Pull out every line below containing the word "this".

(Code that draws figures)
..........

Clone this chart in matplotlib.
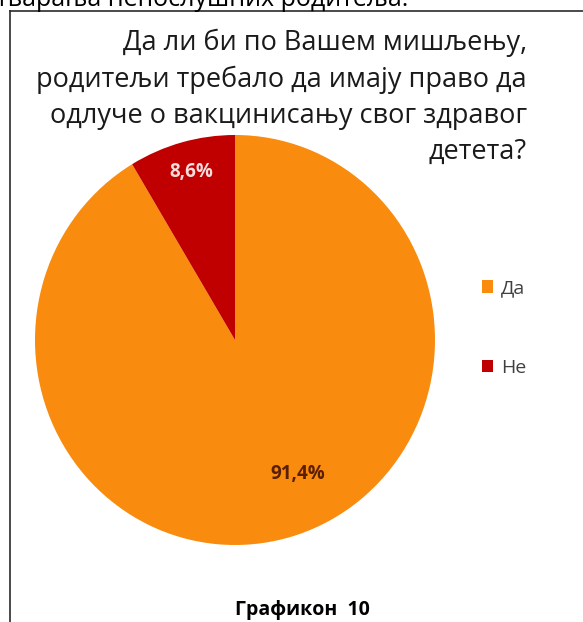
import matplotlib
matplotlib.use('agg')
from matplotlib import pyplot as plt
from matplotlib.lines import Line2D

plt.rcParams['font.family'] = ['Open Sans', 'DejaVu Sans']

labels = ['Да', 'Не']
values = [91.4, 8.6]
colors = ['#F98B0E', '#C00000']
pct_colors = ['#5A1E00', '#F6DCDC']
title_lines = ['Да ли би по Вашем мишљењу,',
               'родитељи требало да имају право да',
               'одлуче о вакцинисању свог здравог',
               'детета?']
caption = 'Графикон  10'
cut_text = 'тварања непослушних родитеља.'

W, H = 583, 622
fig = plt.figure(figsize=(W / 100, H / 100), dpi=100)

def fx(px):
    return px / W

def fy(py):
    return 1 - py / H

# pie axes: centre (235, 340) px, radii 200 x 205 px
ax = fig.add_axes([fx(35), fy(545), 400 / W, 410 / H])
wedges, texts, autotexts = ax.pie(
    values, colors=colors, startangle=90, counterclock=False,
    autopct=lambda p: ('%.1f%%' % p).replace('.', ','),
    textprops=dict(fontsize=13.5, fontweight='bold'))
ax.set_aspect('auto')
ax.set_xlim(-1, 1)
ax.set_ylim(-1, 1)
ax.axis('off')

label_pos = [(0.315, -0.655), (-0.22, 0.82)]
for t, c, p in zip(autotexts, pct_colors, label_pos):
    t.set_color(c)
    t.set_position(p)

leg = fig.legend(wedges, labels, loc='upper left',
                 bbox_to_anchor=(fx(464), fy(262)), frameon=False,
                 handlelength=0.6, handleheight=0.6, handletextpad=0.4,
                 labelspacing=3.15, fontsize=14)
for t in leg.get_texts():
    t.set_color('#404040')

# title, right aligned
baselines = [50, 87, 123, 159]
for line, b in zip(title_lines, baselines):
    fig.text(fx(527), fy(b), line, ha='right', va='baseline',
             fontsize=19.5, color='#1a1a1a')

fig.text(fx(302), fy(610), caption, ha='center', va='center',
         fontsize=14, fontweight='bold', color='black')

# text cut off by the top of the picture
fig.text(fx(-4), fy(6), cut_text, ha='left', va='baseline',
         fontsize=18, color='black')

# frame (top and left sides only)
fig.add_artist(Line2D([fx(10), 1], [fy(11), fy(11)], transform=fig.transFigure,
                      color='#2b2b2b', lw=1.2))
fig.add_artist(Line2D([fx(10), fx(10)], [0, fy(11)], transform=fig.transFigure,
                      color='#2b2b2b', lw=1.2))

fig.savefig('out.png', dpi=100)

..........

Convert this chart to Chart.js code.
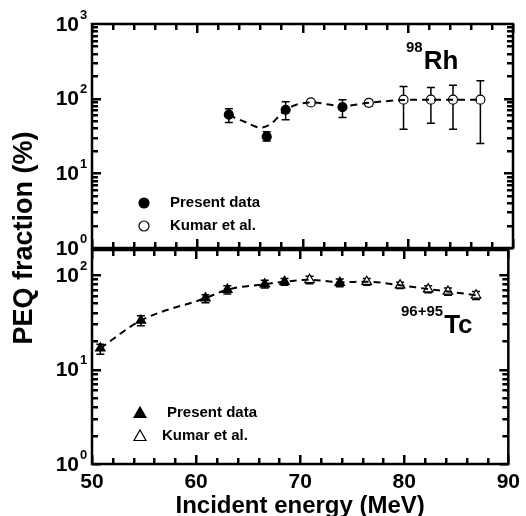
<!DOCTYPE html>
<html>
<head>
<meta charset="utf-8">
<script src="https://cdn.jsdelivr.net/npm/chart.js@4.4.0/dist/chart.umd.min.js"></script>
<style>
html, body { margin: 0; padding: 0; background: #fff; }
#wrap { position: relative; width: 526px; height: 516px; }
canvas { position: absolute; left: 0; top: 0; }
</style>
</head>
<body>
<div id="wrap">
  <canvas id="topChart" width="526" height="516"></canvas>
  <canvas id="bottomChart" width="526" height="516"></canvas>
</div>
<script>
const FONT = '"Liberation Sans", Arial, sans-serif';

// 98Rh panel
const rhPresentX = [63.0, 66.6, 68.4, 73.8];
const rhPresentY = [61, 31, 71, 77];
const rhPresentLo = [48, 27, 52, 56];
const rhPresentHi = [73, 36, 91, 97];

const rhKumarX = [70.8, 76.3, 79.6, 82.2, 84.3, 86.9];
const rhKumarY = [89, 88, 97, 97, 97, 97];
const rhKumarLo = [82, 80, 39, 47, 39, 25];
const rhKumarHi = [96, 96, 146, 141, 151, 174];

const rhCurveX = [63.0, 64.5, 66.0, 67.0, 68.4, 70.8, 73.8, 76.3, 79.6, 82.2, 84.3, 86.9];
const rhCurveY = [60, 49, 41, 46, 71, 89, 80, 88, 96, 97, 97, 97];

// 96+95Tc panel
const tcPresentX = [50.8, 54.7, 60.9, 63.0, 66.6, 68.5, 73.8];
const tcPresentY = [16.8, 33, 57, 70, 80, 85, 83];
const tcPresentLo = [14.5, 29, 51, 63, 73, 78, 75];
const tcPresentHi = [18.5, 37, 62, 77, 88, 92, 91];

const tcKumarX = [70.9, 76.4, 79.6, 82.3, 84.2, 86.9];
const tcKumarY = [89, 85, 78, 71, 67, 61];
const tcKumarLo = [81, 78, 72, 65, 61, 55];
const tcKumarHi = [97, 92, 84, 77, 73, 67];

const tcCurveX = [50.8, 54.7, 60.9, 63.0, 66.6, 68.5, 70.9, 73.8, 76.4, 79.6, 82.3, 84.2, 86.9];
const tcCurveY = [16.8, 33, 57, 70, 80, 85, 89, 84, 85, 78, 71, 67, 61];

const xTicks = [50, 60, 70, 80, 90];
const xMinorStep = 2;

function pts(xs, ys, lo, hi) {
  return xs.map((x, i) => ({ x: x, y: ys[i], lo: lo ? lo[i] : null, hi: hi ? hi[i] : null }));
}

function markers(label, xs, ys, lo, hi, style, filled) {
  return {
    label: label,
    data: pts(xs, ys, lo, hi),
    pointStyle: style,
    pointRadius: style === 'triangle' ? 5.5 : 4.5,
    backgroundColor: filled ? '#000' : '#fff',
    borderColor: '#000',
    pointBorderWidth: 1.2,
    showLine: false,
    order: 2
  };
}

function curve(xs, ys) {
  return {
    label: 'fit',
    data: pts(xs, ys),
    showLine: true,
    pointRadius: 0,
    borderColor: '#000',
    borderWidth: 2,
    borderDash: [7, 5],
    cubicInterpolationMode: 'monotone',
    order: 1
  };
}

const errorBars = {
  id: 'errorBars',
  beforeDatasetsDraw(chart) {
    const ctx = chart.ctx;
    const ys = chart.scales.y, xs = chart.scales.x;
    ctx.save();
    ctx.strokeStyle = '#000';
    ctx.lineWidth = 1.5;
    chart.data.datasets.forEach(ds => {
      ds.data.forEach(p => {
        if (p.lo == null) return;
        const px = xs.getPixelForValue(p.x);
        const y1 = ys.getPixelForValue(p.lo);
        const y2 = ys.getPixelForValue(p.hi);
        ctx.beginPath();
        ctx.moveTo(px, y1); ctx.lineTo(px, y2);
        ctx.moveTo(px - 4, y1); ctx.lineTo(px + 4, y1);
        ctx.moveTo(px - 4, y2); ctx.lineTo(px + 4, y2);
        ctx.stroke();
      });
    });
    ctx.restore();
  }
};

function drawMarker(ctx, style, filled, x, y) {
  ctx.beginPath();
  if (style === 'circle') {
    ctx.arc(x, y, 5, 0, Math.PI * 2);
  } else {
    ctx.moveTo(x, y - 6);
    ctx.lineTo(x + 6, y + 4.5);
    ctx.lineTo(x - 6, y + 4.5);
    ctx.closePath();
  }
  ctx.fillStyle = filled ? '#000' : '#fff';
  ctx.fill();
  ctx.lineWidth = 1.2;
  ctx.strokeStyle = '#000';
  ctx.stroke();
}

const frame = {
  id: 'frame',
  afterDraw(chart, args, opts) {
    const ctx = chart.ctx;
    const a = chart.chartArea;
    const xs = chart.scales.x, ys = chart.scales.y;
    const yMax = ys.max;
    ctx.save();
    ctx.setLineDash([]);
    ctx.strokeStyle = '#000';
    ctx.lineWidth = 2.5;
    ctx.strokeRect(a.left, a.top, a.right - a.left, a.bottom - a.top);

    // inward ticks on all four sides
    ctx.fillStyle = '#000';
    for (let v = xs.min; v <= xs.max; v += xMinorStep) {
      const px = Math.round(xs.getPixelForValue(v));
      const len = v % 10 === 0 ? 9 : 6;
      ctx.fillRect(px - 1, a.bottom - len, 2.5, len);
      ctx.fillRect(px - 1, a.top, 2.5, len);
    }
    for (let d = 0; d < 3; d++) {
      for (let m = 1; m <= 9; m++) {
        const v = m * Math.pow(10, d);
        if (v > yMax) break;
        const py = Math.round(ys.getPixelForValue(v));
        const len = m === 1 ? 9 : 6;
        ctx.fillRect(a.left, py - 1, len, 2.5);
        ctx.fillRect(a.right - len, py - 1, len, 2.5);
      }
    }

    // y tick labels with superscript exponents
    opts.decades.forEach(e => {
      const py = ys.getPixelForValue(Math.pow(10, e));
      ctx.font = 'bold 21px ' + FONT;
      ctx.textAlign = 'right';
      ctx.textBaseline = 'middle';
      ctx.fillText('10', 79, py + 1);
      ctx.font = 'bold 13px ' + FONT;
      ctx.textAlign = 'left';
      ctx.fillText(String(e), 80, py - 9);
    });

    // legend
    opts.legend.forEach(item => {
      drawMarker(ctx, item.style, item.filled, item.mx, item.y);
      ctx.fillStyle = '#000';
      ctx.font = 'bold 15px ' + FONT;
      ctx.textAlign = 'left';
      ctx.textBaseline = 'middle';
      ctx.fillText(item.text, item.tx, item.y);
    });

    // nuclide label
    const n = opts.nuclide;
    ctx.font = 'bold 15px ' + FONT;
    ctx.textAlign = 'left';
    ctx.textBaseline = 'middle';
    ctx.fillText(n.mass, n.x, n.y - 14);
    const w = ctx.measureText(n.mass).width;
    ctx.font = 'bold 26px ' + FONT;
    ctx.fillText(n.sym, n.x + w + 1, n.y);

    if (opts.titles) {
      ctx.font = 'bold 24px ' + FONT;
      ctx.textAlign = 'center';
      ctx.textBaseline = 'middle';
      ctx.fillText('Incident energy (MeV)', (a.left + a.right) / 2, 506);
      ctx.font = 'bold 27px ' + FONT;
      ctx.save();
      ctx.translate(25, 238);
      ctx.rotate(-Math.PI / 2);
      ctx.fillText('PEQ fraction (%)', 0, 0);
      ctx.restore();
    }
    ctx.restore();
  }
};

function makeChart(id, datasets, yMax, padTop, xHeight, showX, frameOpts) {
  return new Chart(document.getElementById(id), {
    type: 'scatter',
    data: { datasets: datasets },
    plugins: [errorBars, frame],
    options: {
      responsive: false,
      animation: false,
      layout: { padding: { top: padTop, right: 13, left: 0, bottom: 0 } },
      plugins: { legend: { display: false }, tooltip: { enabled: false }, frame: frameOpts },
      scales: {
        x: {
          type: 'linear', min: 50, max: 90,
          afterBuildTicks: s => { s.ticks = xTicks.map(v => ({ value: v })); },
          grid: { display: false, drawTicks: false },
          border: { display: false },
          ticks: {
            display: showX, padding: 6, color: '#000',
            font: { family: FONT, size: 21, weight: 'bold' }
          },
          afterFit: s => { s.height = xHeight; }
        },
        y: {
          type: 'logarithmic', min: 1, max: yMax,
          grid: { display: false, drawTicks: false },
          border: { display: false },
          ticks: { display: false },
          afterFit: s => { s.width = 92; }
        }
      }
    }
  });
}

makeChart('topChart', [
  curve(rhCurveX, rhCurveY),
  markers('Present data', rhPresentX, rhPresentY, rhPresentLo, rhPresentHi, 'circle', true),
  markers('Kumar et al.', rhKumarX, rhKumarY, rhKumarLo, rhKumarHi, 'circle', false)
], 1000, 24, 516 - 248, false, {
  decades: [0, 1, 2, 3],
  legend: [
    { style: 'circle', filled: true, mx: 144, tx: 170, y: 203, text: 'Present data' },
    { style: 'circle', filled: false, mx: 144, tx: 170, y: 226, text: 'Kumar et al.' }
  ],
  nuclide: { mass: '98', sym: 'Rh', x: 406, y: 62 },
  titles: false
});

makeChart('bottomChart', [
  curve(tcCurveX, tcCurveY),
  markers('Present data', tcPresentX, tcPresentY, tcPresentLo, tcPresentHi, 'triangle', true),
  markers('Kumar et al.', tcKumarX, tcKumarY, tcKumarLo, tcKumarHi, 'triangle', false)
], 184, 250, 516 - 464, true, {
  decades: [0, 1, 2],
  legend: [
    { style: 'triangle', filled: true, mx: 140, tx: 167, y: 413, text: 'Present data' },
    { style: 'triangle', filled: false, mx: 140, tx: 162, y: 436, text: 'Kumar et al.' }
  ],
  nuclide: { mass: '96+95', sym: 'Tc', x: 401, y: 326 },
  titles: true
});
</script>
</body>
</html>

..........

Solved exercise:
Clone this chart in matplotlib.
Convert this chart to Chart.js code.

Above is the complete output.